### DATA EXCERPTS

§ §

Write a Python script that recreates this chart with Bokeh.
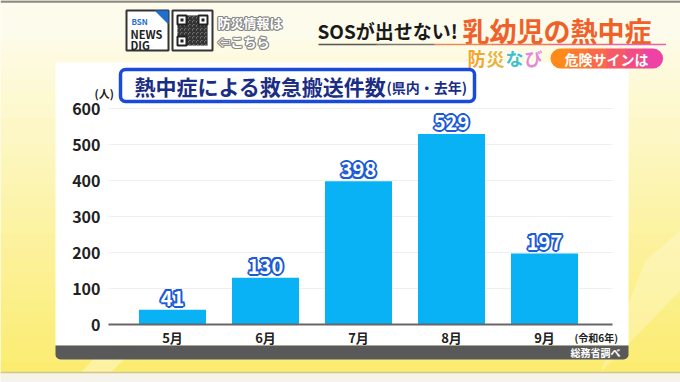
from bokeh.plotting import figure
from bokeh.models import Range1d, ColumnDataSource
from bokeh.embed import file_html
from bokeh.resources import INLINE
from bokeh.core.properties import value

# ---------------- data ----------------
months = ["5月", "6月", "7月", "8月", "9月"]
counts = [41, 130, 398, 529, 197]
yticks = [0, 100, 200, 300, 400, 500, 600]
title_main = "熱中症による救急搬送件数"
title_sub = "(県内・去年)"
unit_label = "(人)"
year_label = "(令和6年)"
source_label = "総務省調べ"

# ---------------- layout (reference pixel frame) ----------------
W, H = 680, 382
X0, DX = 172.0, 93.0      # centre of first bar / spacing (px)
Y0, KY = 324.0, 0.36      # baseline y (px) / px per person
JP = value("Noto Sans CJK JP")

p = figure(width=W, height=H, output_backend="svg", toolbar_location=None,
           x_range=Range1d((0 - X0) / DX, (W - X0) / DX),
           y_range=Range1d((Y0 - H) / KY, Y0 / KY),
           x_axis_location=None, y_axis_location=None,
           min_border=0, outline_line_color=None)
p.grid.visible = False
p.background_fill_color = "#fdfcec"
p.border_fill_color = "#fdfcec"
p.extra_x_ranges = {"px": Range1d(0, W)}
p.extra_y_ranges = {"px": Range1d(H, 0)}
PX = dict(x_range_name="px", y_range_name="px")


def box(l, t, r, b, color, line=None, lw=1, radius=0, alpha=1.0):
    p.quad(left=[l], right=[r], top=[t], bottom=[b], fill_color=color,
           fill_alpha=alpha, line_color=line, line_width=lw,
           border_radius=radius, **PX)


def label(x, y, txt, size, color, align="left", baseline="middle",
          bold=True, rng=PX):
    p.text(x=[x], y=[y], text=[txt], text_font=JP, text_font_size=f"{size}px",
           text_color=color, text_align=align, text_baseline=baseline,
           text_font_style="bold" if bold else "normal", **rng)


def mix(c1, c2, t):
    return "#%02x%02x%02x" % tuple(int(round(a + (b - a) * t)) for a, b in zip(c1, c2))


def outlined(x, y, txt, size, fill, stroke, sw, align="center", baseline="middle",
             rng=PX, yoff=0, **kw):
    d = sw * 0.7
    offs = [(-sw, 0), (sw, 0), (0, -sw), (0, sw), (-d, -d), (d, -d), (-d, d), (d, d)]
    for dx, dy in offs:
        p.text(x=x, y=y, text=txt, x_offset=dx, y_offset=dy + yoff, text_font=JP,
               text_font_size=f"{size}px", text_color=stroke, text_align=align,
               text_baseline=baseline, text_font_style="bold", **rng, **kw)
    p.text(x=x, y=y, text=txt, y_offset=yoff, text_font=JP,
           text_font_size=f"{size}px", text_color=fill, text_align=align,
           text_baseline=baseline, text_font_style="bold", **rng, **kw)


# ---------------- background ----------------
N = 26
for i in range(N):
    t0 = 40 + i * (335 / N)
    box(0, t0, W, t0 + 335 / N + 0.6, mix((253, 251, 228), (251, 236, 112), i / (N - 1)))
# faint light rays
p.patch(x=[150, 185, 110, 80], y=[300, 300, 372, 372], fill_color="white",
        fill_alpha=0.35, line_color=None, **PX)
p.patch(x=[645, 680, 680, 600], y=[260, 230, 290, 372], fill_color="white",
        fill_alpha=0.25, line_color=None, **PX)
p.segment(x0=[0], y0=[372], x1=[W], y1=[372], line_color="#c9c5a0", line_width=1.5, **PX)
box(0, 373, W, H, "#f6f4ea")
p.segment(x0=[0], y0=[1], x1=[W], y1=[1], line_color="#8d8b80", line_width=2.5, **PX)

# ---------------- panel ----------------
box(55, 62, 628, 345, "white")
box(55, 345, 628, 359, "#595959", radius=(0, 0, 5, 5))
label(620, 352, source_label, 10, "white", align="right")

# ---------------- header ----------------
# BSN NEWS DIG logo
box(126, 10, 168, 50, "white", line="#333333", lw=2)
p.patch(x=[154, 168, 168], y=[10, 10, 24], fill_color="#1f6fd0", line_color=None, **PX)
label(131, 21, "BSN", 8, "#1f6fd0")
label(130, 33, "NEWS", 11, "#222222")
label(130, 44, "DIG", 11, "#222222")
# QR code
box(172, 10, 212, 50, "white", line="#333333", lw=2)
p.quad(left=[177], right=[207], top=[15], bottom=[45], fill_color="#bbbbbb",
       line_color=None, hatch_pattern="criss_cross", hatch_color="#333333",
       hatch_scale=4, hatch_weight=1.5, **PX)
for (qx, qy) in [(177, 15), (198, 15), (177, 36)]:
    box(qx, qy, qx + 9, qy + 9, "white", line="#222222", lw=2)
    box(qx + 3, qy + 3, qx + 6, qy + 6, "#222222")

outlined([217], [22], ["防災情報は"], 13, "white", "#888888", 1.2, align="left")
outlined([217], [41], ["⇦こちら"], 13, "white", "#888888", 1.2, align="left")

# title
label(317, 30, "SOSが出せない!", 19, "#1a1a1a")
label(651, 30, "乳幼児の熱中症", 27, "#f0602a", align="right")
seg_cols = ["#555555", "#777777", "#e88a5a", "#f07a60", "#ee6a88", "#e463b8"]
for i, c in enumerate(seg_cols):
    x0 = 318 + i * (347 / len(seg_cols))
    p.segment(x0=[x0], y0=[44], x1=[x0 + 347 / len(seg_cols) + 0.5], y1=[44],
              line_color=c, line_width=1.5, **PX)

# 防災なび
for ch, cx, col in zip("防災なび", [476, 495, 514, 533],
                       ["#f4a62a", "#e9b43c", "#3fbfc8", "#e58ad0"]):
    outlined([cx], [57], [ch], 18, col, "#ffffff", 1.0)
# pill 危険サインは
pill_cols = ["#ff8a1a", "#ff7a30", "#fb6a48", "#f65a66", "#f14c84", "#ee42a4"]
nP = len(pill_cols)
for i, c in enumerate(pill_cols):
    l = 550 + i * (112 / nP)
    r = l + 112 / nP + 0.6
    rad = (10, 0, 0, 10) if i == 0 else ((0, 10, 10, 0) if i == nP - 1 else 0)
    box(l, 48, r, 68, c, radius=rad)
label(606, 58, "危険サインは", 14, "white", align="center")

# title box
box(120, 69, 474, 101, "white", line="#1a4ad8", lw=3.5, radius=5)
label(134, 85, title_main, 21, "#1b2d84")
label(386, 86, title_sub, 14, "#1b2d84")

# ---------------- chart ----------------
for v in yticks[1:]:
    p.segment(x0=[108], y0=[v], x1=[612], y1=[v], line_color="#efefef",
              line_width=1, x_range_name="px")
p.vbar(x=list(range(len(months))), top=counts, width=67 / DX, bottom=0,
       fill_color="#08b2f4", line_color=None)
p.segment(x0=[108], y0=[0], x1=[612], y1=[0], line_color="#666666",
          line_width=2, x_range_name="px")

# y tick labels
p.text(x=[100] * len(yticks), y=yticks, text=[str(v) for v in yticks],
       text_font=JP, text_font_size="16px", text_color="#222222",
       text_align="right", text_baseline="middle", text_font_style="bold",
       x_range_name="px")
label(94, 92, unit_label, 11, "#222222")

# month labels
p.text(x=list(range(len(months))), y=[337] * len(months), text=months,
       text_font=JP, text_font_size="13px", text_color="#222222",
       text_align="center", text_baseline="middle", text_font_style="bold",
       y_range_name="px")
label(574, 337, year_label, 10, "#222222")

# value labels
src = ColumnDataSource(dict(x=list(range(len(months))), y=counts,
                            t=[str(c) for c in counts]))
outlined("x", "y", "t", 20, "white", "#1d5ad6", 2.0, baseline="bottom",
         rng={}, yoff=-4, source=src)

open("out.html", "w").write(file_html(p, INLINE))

§ §

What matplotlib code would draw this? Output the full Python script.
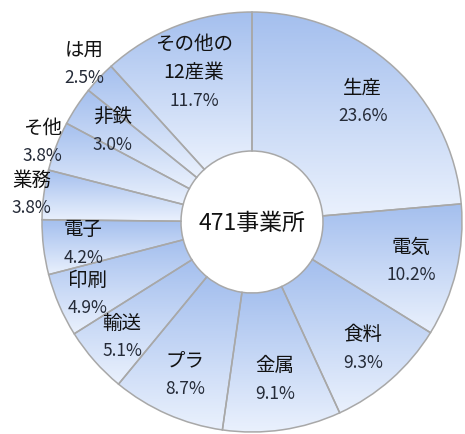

§ §

### EXERCISE DIRECTIONS
Write out the lines beginning with the one that contains "Write a Python" and ending with the one that contains "from bokeh.core.properties import value", exactly as given. Leave pictures out.

### TASK RESPONSE
Write a Python script that recreates this chart with Bokeh.
from bokeh.plotting import figure
from bokeh.models import Range1d, ColumnDataSource
from bokeh.embed import file_html
from bokeh.resources import INLINE
from bokeh.core.properties import value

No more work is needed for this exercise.